* **WRITTEN REQUEST**: Print, word for word, every line from the beginning of the listing up to and including the line with "width=505\pxu,minimum height=100\pxu] (semakin)". Pictures are to be excluded.

* **SOURCE DATA**:
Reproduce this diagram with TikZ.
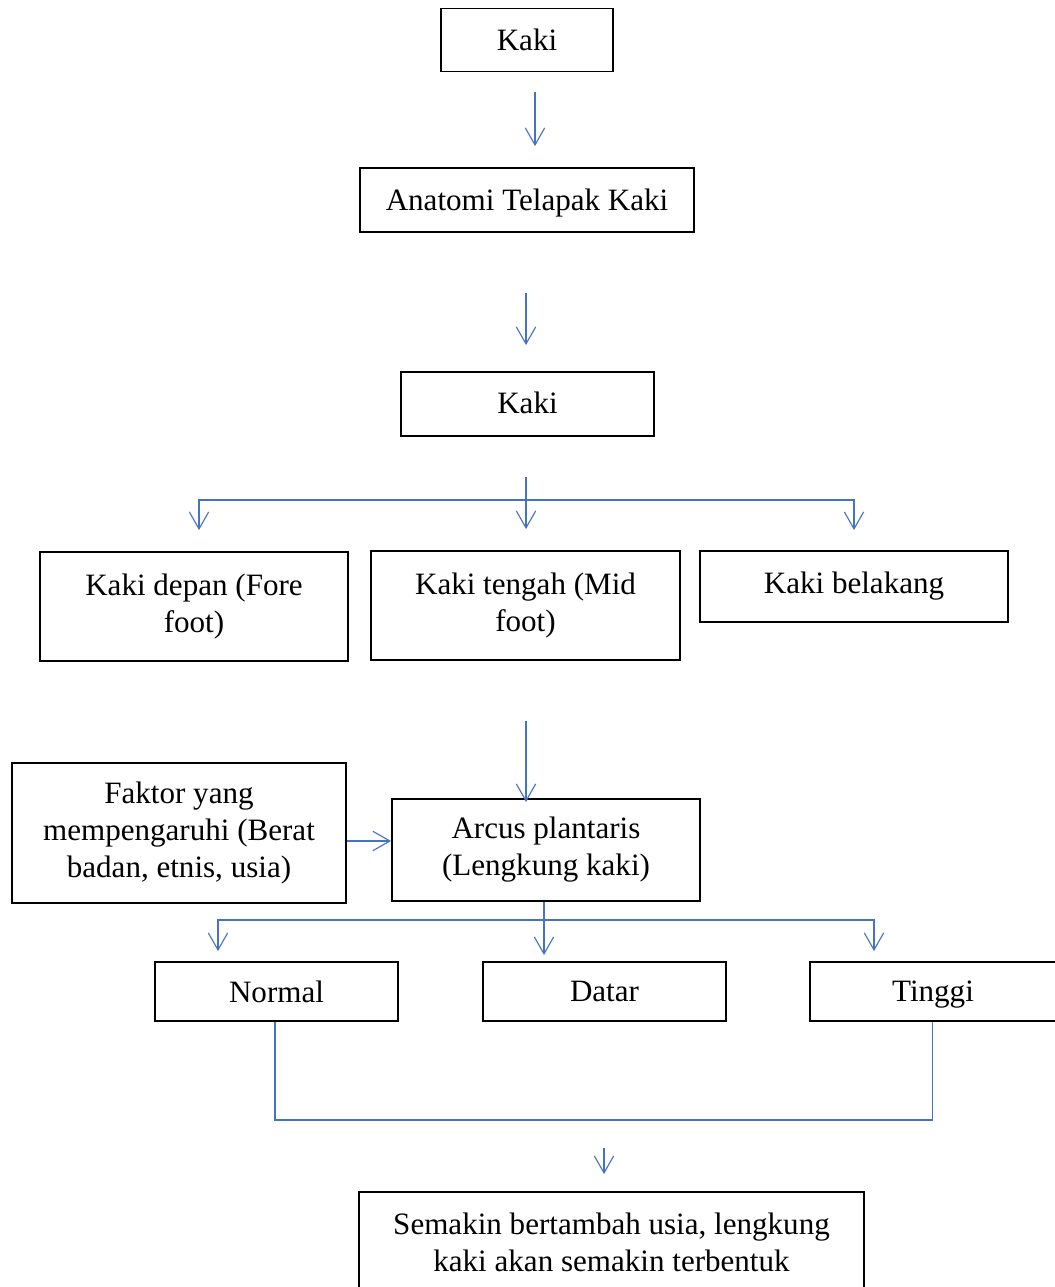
\documentclass[tikz,border=0pt]{standalone}
\usepackage{fontspec}
\setmainfont{Liberation Serif}
\usetikzlibrary{arrows.meta}
\newdimen\pxu
\pxu=0.75pt
\definecolor{linkblue}{HTML}{4472C4}
\begin{document}
\begin{tikzpicture}[x=0.75pt,y=-0.75pt,
  box/.style={draw=black,line width=1.4pt,rectangle,inner sep=0pt,align=center,
    font=\fontsize{23.3}{27.8}\selectfont},
  conn/.style={draw=linkblue,line width=0.85pt},
  arr/.style={conn,-{Straight Barb[length=12.75pt,width=14.5pt,line width=0.85pt]}}]
\useasboundingbox (0,0) rectangle (1054,1287);
\fill[white] (0,0) rectangle (1054,1287);

\node[box,minimum width=172\pxu,minimum height=63\pxu] (kaki1) at (527,40) {Kaki};
\node[box,minimum width=334\pxu,minimum height=64\pxu,text depth=0pt] (anatomi) at (527,200) {Anatomi Telapak Kaki};
\node[box,minimum width=253\pxu,minimum height=64\pxu] (kaki2) at (527.5,404) {\raisebox{2\pxu}{Kaki}};
\node[box,minimum width=308\pxu,minimum height=109\pxu] (depan) at (194,606.5) {\raisebox{2.5\pxu}{\begin{tabular}{@{}c@{}}Kaki depan (Fore\\foot)\end{tabular}}};
\node[box,minimum width=309\pxu,minimum height=109\pxu] (tengah) at (525.5,605.5) {\raisebox{2\pxu}{\begin{tabular}{@{}c@{}}Kaki tengah (Mid\\foot)\end{tabular}}};
\node[box,minimum width=308\pxu,minimum height=71\pxu] (belakang) at (854,586.5) {Kaki belakang};
\node[box,minimum width=334\pxu,minimum height=140\pxu] (faktor) at (179,833) {Faktor yang\\mempengaruhi (Berat\\badan, etnis, usia)};
\node[box,minimum width=308\pxu,minimum height=102\pxu] (arcus) at (546,850) {Arcus plantaris\\(Lengkung kaki)};
\node[box,minimum width=243\pxu,minimum height=59\pxu] (normal) at (276.5,991.5) {Normal};
\node[box,minimum width=243\pxu,minimum height=59\pxu] (datar) at (604.5,991.5) {Datar};
\node[box,minimum width=246\pxu,minimum height=59\pxu,text depth=0pt] (tinggi) at (933,991.5) {Tinggi};
\node[box,minimum width=505\pxu,minimum height=100\pxu] (semakin) at (611.5,1242) {Semakin bertambah usia, lengkung\\kaki akan semakin terbentuk};

% simple arrows
\draw[arr] ([xshift=8\pxu,yshift=-20\pxu]kaki1.south) -- ([xshift=8\pxu,yshift=21\pxu]anatomi.north);
\draw[arr] ([xshift=-1\pxu,yshift=-60\pxu]anatomi.south) -- ([xshift=-1.5\pxu,yshift=26\pxu]kaki2.north);

% branch 1
\coordinate (hub1) at (526,500);
\draw[arr] ([xshift=-1.5\pxu,yshift=-40\pxu]kaki2.south) -- ([xshift=0.5\pxu,yshift=21\pxu]tengah.north);
\draw[arr] (hub1) -| ([xshift=5\pxu,yshift=21\pxu]depan.north);
\draw[arr] (hub1) -| ([yshift=20\pxu]belakang.north);

% to arcus
\draw[arr] ([xshift=0.5\pxu,yshift=-60\pxu]tengah.south) -- ([xshift=-20\pxu,yshift=-4\pxu]arcus.north);
\draw[arr] ([yshift=-8\pxu]faktor.east) -- ([yshift=9\pxu]arcus.west);

% branch 2
\coordinate (hub2) at (544,920);
\draw[arr] ([xshift=-2\pxu]arcus.south) -- ([xshift=-60.5\pxu,yshift=6\pxu]datar.north);
\draw[arr] (hub2) -| ([xshift=-58.5\pxu,yshift=10\pxu]normal.north);
\draw[arr] (hub2) -| ([xshift=-59\pxu,yshift=10\pxu]tinggi.north);

% merge
\draw[conn] ([xshift=-1.5\pxu]normal.south) -- ++(0,98) -| ([xshift=-0.5\pxu]tinggi.south);
\draw[arr] ([xshift=-7.5\pxu,yshift=43\pxu]semakin.north) -- ([xshift=-7.5\pxu,yshift=17\pxu]semakin.north);
\end{tikzpicture}
\end{document}
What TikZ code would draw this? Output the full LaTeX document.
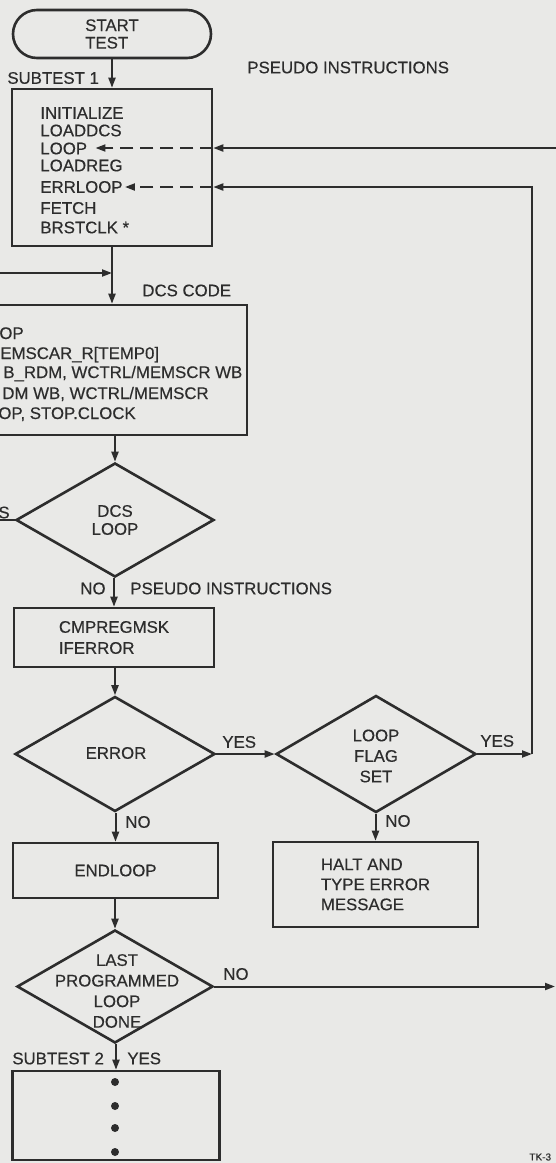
\documentclass[tikz,border=0pt]{standalone}
\usepackage{fontspec}
\setmainfont{Liberation Sans}[FakeBold=0.4]
\usetikzlibrary{shapes.geometric,arrows.meta}
\definecolor{paper}{RGB}{233,233,231}
\definecolor{ink}{RGB}{45,45,45}
\newcommand{\flowfont}[1]{\fontsize{8.4}{#1}\selectfont}
\tikzset{
    txt/.style={inner sep=0pt, text=ink, font=\flowfont{10pt}},
    box/.style={draw=ink, line width=1.3pt, inner sep=0pt, text=ink, align=left, font=\flowfont{10pt}},
    dia/.style={draw=ink, line width=1.3pt, diamond, inner sep=0pt},
    flow/.style={draw=ink, line width=1pt, -{Triangle[length=5pt,width=3.5pt]}},
    wire/.style={draw=ink, line width=1pt},
}
\begin{document}
\begin{tikzpicture}[x=0.5pt,y=-0.5pt]
    \path[use as bounding box, fill=paper] (0,0) rectangle (556,1163);
    \clip (0,0) rectangle (556,1163);
    \node[box, rounded corners=12pt, minimum width=99pt, minimum height=24pt, font=\flowfont{8.75pt}] (start) at (112,34) {START\\TEST};
    \node[box, minimum width=100pt, minimum height=78.5pt] (sub1) at (112,167.5) {};
    \foreach \t/\y/\n in {INITIALIZE/113/lInit, LOADDCS/130.5/lDcs, LOOP/148.5/lLoop, LOADREG/165.5/lReg, ERRLOOP/187/lErr, FETCH/208/lFetch, BRSTCLK */227.5/lClk}
        \node[txt, anchor=west] (\n) at (40,\y) {\t};
    \node[box, minimum width=135pt, minimum height=65pt] (dcs) at (112,370) {};
    \node[txt, anchor=base west] (d1) at (-1,339) {OP};
    \node[txt, anchor=base west] (d2) at (0,359) {EMSCAR\_R[TEMP0]};
    \node[txt, anchor=base west] (d3) at (3,378) {B\_RDM, WCTRL/MEMSCR WB};
    \node[txt, anchor=base west] (d4) at (2,399) {DM WB, WCTRL/MEMSCR};
    \node[txt, anchor=base west] (d5) at (-2,419) {OP, STOP.CLOCK};
    \node[dia, minimum width=99pt, minimum height=57pt] (dcsloop) at (115,520) {};
    \node[txt, align=center, font=\flowfont{9pt}] (dcsloopT) at (dcsloop) {DCS\\LOOP};
    \node[box, minimum width=100pt, minimum height=29.5pt, font=\flowfont{10.5pt}] (regmsk) at (114,637.5) {CMPREGMSK\\IFERROR};
    \node[dia, minimum width=100pt, minimum height=57.5pt] (error) at (115,754) {};
    \node[txt] (errorT) at (116,753) {ERROR};
    \node[dia, minimum width=100pt, minimum height=58.5pt] (flag) at (376,754) {};
    \node[txt, align=center, font=\flowfont{10.25pt}] (flagT) at (376,756) {LOOP\\FLAG\\SET};
    \node[box, minimum width=102.5pt, minimum height=42.5pt] (halt) at (375.5,884.5) {HALT AND\\TYPE ERROR\\MESSAGE};
    \node[box, minimum width=102.5pt, minimum height=27.5pt] (endloop) at (115.5,870.5) {ENDLOOP};
    \node[dia, minimum width=98pt, minimum height=56.5pt] (last) at (115,986.5) {};
    \node[txt, align=center, font=\flowfont{10.3pt}] (lastT) at (117,991) {LAST\\PROGRAMMED\\LOOP\\DONE};
    \node[box, minimum width=103.5pt, minimum height=44.5pt] (sub2) at (116,1115.5) {};
    \foreach \y in {1082,1106,1128,1152}
        \fill[ink] (115,\y) circle (2pt);
    \foreach \a/\b in {start/sub1, sub1/dcs, dcs/dcsloop, dcsloop/regmsk, regmsk/error, error/endloop, endloop/last, last/sub2, flag/halt}
        \draw[flow] (\b.north |- \a.south) -- (\b.north);
    \coordinate (rTop) at (560,148);
    \coordinate (rLoop) at (532,0);
    \coordinate (lIn) at (-5,273);
    \coordinate (rEnd) at (555,0);
    \draw[flow] (rTop) -- (rTop -| sub1.east);
    \draw[flow, dash pattern=on 6.5pt off 3.5pt, shorten >=4pt] (rTop -| sub1.east) -- (rTop -| lLoop.east);
    \draw[flow] (error.east) -- (flag.west);
    \draw[flow] (flag.east) -- (flag.east -| rLoop);
    \draw[flow] (flag.east -| rLoop) |- (lErr -| sub1.east);
    \draw[flow, dash pattern=on 6.5pt off 3.5pt, shorten >=1pt] (lErr -| sub1.east) -- (lErr.east);
    \draw[flow] (lIn) -- (lIn -| sub1.south);
    \draw[wire] (dcsloop.west) -- (dcsloop.west -| lIn);
    \draw[flow] (last.east) -- (last.east -| rEnd);
    \node[txt, anchor=west] (sub1L) at (7,78) {SUBTEST 1};
    \node[txt, anchor=west] (pseudoA) at (247,67.5) {PSEUDO INSTRUCTIONS};
    \node[txt, anchor=west] (dcsL) at (142,290.5) {DCS CODE};
    \node[txt, anchor=west] (yesA) at (-2,512.5) {S};
    \node[txt, anchor=west] (noA) at (80,588.5) {NO};
    \node[txt, anchor=west] (pseudoB) at (130,588.5) {PSEUDO INSTRUCTIONS};
    \node[txt, anchor=west] (yesB) at (222,742) {YES};
    \node[txt, anchor=west] (yesC) at (480,741) {YES};
    \node[txt, anchor=west] (noB) at (385,821) {NO};
    \node[txt, anchor=west] (noC) at (125,822) {NO};
    \node[txt, anchor=west] (noD) at (223,974) {NO};
    \node[txt, anchor=west] (sub2L) at (12,1058.5) {SUBTEST 2};
    \node[txt, anchor=west] (yesD) at (127,1058.5) {YES};
    \node[txt, anchor=west, font=\fontsize{5}{6}\selectfont] (tk) at (529,1157) {TK-3};
\end{tikzpicture}
\end{document}
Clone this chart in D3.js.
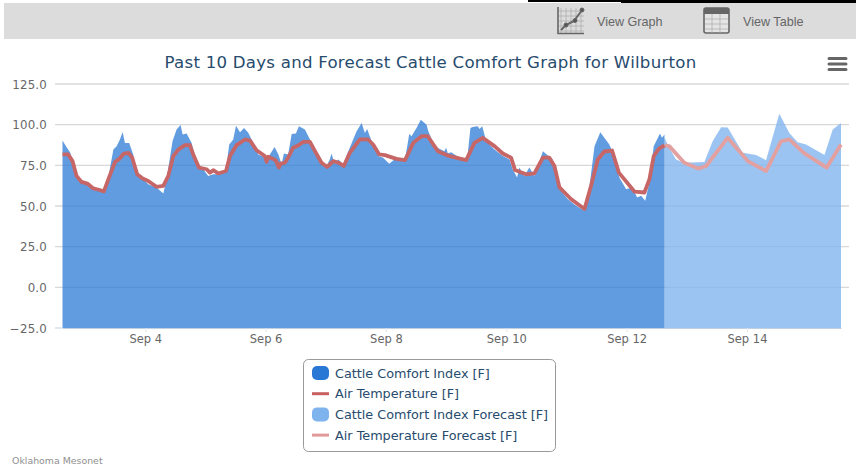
<!DOCTYPE html>
<html><head><meta charset="utf-8">
<script src="https://cdn.jsdelivr.net/npm/d3@7"></script>
<style>html,body{margin:0;padding:0;background:#fff;overflow:hidden}svg{display:block}</style>
</head><body><svg id="c" width="856" height="466"></svg>
<script>
const chartTitle = "Past 10 Days and Forecast Cattle Comfort Graph for Wilburton";
const seriesNames = ["Cattle Comfort Index [F]","Air Temperature [F]","Cattle Comfort Index Forecast [F]","Air Temperature Forecast [F]"];
const yTicks = [-25,0,25,50,75,100,125];
// hours after Sep 2 15:00
const cciHours = [0,1.7,3,4.3,5.7,7.6,10.3,12.3,16.3,17.6,20.3,21.6,22.9,24,24.9,26.6,28.2,29.6,31.6,34.2,37.5,40.2,41.5,43.9,45.5,47.1,47.9,49.5,51.5,53.5,55.5,58.1,60.1,62.8,65.2,66.5,68.1,69.2,70.8,72.4,74.1,76.1,78.1,80.1,81.4,82.7,84.6,86.1,87.4,88.3,90,91.4,93.1,94.3,96.7,98.7,101.3,103.3,105.3,106.6,107.3,108.4,110,112,114,117.3,119.3,120.6,121.5,123.3,125.9,127.9,130.3,133.2,136.6,138.3,139.2,141.2,142.9,145.2,145.9,148.4,152.3,153,153.7,155,159,161.4,162.7,163.6,165.6,166.3,167.4,169,172.3,175.6,178.3,179.6,181.3,182.2,184.2,186.2,188.2,191.6,195.5,198.2,201.5,204.8,208.2,210.2,212.2,214.5,216.1,218.1,219.5,222.1,224.8,227.2,229.2,230.8,232.4,234.1,235.8,238.3,239.1,240.1];
const cciValues = [90.2,86,83,76.6,68.5,64.4,62.4,60,58.7,62,84.7,86.8,90.9,95.5,88.8,88.8,81.7,71.5,67.5,63.4,61.4,57.7,66.5,90,97,99.8,94,94.5,88.8,76.6,74,68.5,69.5,69.5,72.5,87.8,90.9,99.4,95.3,98,95,88.8,81.7,80.3,76.6,81.7,86.2,81.7,75.6,82.3,81.7,94.3,94.5,99,97,90.9,80.7,76.6,74.6,78.6,82.3,76.6,78.6,75.6,83.7,95.9,101,94.9,97.4,89.8,80.7,79.7,76,79.7,78.6,94.3,92.9,98,103,100,96,86.8,83.7,85.8,82.3,83,79,78.6,98,98.6,99,97.4,99,89.8,84.7,80.7,78.6,72.5,67.5,73.6,68.5,73.6,68.5,83.7,78.6,60.3,54.3,50.2,47.1,62.4,86.8,95.3,91.9,87.8,82.7,67.5,60.3,61.4,55.3,56.3,53.2,64.4,86.8,94.5,91.9,93.9];
const tempHours = [0,2.3,4,5.6,7.6,9.9,12.3,14.5,16.5,18.3,21,22.7,24.3,26.3,27.8,29.8,32,34.2,37.5,40.2,42.2,44.2,46.2,48.8,50.8,52.4,54.4,57.5,58.8,60.1,62.1,65.2,66.8,69.4,72.8,74.8,77.4,80.7,81.4,82.1,85,86.3,87,88.7,90,92,94,96,98.7,100.7,103.3,105.6,108,110,112.2,114.6,118.6,121.9,123.9,126.3,128.6,133.2,136.6,139.9,143.2,145.7,149.7,153.7,161,164.3,167.6,172.3,175.6,178.9,180.5,184.9,188.2,191.6,194.2,196.2,198.2,202.8,208.2,210.8,213.5,216.1,219.2,221.9,228.1,232.1,234.1,235.8,238,240.1];
const tempValues = [81.7,81.7,77.6,68.5,64.8,63.8,60.8,60,59,66.5,77.2,79,82,82.7,79.7,69.5,66.9,65.4,61.8,62.4,68.5,80.7,84.7,87.4,87.4,80.7,73.6,72.6,70.5,72,70,71.5,80.7,87.4,90.9,90.2,84.3,80.7,77.2,80.3,78.2,73.6,76,76.6,79.7,85.8,87.2,89.4,89.4,83.7,76.6,74,77.6,76.6,74.6,82.7,90.9,90.9,87.8,81.7,81.3,79,78.2,88.8,92.9,92.9,83.7,81,78.2,88.8,91.9,86.8,82.3,79.7,72.1,69.5,70,79.7,79.7,74.6,61.4,54.3,48.2,62.4,78.6,83.5,84.1,70.5,58.9,58.3,66.5,80.7,85.4,87.2];
const fcCciHours = [240.1,242,244.7,248,256,259.3,262.7,265.3,271.3,276.6,280.6,285.9,289.9,293.2,296.6,303.9,307.2,310.5];
const fcCciValues = [91.9,85.8,78.6,76.6,77,89.8,98.4,98.2,82.7,81.3,78.2,106.7,94.9,89.2,87.8,81.3,97,101];
const fcTempHours = [240.1,242,248,253.6,256.7,265.3,273.3,280.6,286.6,289.9,295.9,304.8,310.5];
const fcTempValues = [87.2,86.8,76.6,73,74.6,91.9,77.6,71.5,89.8,90.9,82.3,73.6,87.8];

const svg = d3.select("#c");
const font = "'DejaVu Sans',sans-serif";
const t0 = new Date(2023,8,2,15);
const toDate = h => t0.getTime() + h*3600000;
const x = d3.scaleTime().domain([toDate(0), toDate(310.5)]).range([62.5, 841]);
const y = d3.scaleLinear().domain([-25,125]).range([328, 84]);
const pts = (hs,vs) => hs.map((h,i)=>[toDate(h),vs[i]]);
const area = d3.area().x(d=>x(d[0])).y0(y(-25)).y1(d=>y(d[1]));
const line = d3.line().x(d=>x(d[0])).y(d=>y(d[1]));

// header bar
svg.append("rect").attr("x",528).attr("y",0).attr("width",328).attr("height",3).attr("fill","#000");
svg.append("rect").attr("x",528).attr("y",2).attr("width",93).attr("height",1).attr("fill","#fff");
svg.append("rect").attr("x",4).attr("y",3).attr("width",852).attr("height",36).attr("fill","#dcdcdc");
const g1 = svg.append("g").attr("fill","none").attr("stroke","#666");
g1.append("path").attr("stroke","#aaa").attr("stroke-width",.7).attr("d",d3.range(561,584,5).map(v=>`M${v} 8V33`).join("")+d3.range(11,32,5).map(v=>`M558 ${v}H584`).join(""));
g1.append("path").attr("stroke-width",1.6).attr("d","M558 7V33.5H584");
g1.append("path").attr("stroke-width",2).attr("d","M561 30L566 25L574 21L582 10");
[[566,25],[575,20.5],[582,10]].forEach(p=>g1.append("circle").attr("cx",p[0]).attr("cy",p[1]).attr("r",2).attr("fill","#555"));
const g2 = svg.append("g");
g2.append("rect").attr("x",704).attr("y",8).attr("width",25).attr("height",25).attr("rx",2).attr("fill","#e4e4e4").attr("stroke","#666").attr("stroke-width",1.6);
g2.append("rect").attr("x",704).attr("y",8).attr("width",25).attr("height",6).attr("fill","#666");
g2.append("path").attr("stroke","#aaa").attr("stroke-width",.7).attr("d","M712 14V33M720 14V33M705 19H728M705 24H728M705 29H728");
[["View Graph",597],["View Table",743]].forEach(d=>svg.append("text").attr("x",d[1]).attr("y",26).attr("font-family","'Liberation Sans',sans-serif").attr("font-size",12.6).attr("fill","#666").text(d[0]));

// title and menu
svg.append("text").attr("x",430.5).attr("y",68).attr("text-anchor","middle").attr("font-family",font).attr("font-size",16.6).attr("letter-spacing",0.25).attr("fill","#274b6d").text(chartTitle);
svg.append("path").attr("d","M829 58.5H846M829 64H846M829 69.5H846").attr("stroke","#666").attr("stroke-width",3).attr("stroke-linecap","round");

// grid
svg.append("g").selectAll("line").data(yTicks.filter(v=>v>-25)).join("line")
  .attr("x1",55).attr("x2",849).attr("y1",d=>y(d)).attr("y2",d=>y(d)).attr("stroke","#d8d8d8").attr("stroke-width",1.4);

// areas and lines
svg.append("path").datum(pts(fcCciHours,fcCciValues)).attr("d",area).attr("fill","#7fb3ee").attr("fill-opacity",.78);
svg.append("path").datum(pts(cciHours,cciValues)).attr("d",area).attr("fill","#2a78d5").attr("fill-opacity",.74);
svg.append("path").datum(pts(fcTempHours,fcTempValues)).attr("d",line).attr("fill","none").attr("stroke","#e3a0a0").attr("stroke-width",3.8).attr("stroke-linejoin","round");
svg.append("path").datum(pts(tempHours,tempValues)).attr("d",line).attr("fill","none").attr("stroke","#c76666").attr("stroke-width",3.8).attr("stroke-linejoin","round");

// axes
const yAxis = d3.axisLeft(y).tickValues(yTicks).tickSize(0).tickPadding(0);
const yg = svg.append("g").attr("transform","translate(47,0)").call(yAxis);
yg.select(".domain").remove();
yg.selectAll("text").attr("font-family",font).attr("font-size",11.8).attr("letter-spacing",0.2).attr("fill","#666").attr("dy","0.36em").text(d=>d3.format(".1f")(d).replace("-","\u2212"));
svg.append("line").attr("x1",55).attr("x2",62.5).attr("y1",328).attr("y2",328).attr("stroke","#c0d0e0");
const xTicks = [4,6,8,10,12,14].map(d=>new Date(2023,8,d).getTime());
const xAxis = d3.axisBottom(x).tickValues(xTicks).tickFormat(d3.timeFormat("%b %-d")).tickSize(4).tickSizeOuter(0).tickPadding(3);
const xg = svg.append("g").attr("transform","translate(0,328)").call(xAxis);
xg.select(".domain").attr("stroke","#c0d0e0");
xg.selectAll("line").attr("stroke","#dde5ee");
xg.selectAll("text").attr("font-family",font).attr("font-size",11.5).attr("fill","#666");

// legend
svg.append("rect").attr("x",303.5).attr("y",359.5).attr("width",252).attr("height",92).attr("rx",5).attr("fill","#fff").attr("stroke","#999").attr("stroke-width",1);
const kinds = [["area","#2a78d5"],["line","#c96060"],["area","#7fb3ee"],["line","#e09a9a"]];
seriesNames.forEach((n,i)=>{
  const cy = 373+i*20.7;
  if(kinds[i][0]==="area") svg.append("rect").attr("x",312).attr("y",cy-7).attr("width",17).attr("height",14).attr("rx",5).attr("fill",kinds[i][1]);
  else svg.append("line").attr("x1",312).attr("x2",329).attr("y1",cy).attr("y2",cy).attr("stroke",kinds[i][1]).attr("stroke-width",3);
  svg.append("text").attr("x",335).attr("y",cy+4.5).attr("font-family",font).attr("font-size",12.8).attr("fill","#274b6d").text(n);
});
svg.append("text").attr("x",12).attr("y",464).attr("font-family",font).attr("font-size",9.4).attr("fill","#909090").text("Oklahoma Mesonet");
</script></body></html>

* **THE COMPLETED TASK**:
Reproduce this diagram with TikZ.
\documentclass[tikz,border=0pt]{standalone}
\usepackage{fontspec}
\setmainfont{Liberation Serif}
\usetikzlibrary{arrows.meta}
\newdimen\pxu
\pxu=0.75pt
\definecolor{linkblue}{HTML}{4472C4}
\begin{document}
\begin{tikzpicture}[x=0.75pt,y=-0.75pt,
  box/.style={draw=black,line width=1.4pt,rectangle,inner sep=0pt,align=center,
    font=\fontsize{23.3}{27.8}\selectfont},
  conn/.style={draw=linkblue,line width=0.85pt},
  arr/.style={conn,-{Straight Barb[length=12.75pt,width=14.5pt,line width=0.85pt]}}]
\useasboundingbox (0,0) rectangle (1054,1287);
\fill[white] (0,0) rectangle (1054,1287);

\node[box,minimum width=172\pxu,minimum height=63\pxu] (kaki1) at (527,40) {Kaki};
\node[box,minimum width=334\pxu,minimum height=64\pxu,text depth=0pt] (anatomi) at (527,200) {Anatomi Telapak Kaki};
\node[box,minimum width=253\pxu,minimum height=64\pxu] (kaki2) at (527.5,404) {\raisebox{2\pxu}{Kaki}};
\node[box,minimum width=308\pxu,minimum height=109\pxu] (depan) at (194,606.5) {\raisebox{2.5\pxu}{\begin{tabular}{@{}c@{}}Kaki depan (Fore\\foot)\end{tabular}}};
\node[box,minimum width=309\pxu,minimum height=109\pxu] (tengah) at (525.5,605.5) {\raisebox{2\pxu}{\begin{tabular}{@{}c@{}}Kaki tengah (Mid\\foot)\end{tabular}}};
\node[box,minimum width=308\pxu,minimum height=71\pxu] (belakang) at (854,586.5) {Kaki belakang};
\node[box,minimum width=334\pxu,minimum height=140\pxu] (faktor) at (179,833) {Faktor yang\\mempengaruhi (Berat\\badan, etnis, usia)};
\node[box,minimum width=308\pxu,minimum height=102\pxu] (arcus) at (546,850) {Arcus plantaris\\(Lengkung kaki)};
\node[box,minimum width=243\pxu,minimum height=59\pxu] (normal) at (276.5,991.5) {Normal};
\node[box,minimum width=243\pxu,minimum height=59\pxu] (datar) at (604.5,991.5) {Datar};
\node[box,minimum width=246\pxu,minimum height=59\pxu,text depth=0pt] (tinggi) at (933,991.5) {Tinggi};
\node[box,minimum width=505\pxu,minimum height=100\pxu] (semakin) at (611.5,1242) {Semakin bertambah usia, lengkung\\kaki akan semakin terbentuk};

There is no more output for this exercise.